Israel is widely believed to possess approximately 90 nuclear warheads. Iran has none. But in the event Israel is hit with, or threatened with up to 3,000 sophisticated missiles, it is such a tiny nation that Israel could decide use of nuclear weapons was essential to its existence. Then nuclear use could be regarded as “necessary.” All nuclear powers assert the right to use nuclear weapons if needed to avoid their own complete destruction.
In fact, the United States explicitly reserves the right to use nuclear weapons first, including in scenarios where its existence, or the existence of its allies and partners, is threatened. Current U.S. policy, as detailed in Nuclear Posture Reviews (NPRs), maintains that nuclear weapons may be used in “extreme circumstances” to defend vital interests, which can include significant non-nuclear attacks. Thus, the precedent exists, in theory.
A nuclear strike by Israel against Iran would cause catastrophic loss of life, widespread environmental devastation from radioactive fallout across the Middle East, and immediate, total collapse of the Iranian regime. Such an event would likely trigger a massive global economic crisis, unprecedented international condemnation, and risk sparking a wider, potentially existential, nuclear conflict.

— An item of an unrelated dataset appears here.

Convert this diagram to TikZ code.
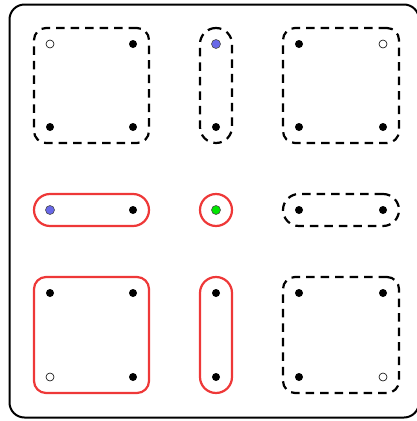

This is the definition of a “pyrrhic victory.” The “fallout” will be not only nuclear, but moral, and economic and it will be difficult to recover from.
But even if somehow contained to the region, the conflict would be a humanitarian nightmare. Given the nuclear armed states nearby, the conflict could trigger a domino effect leading to near human extinction, or omnicide.
Amassing an armada and thousands of war planes around a country, as Trump has done, and threatening to start a war even though Iran poses no threat unless attacked, is not much of a play for a Nobel Peace Prize.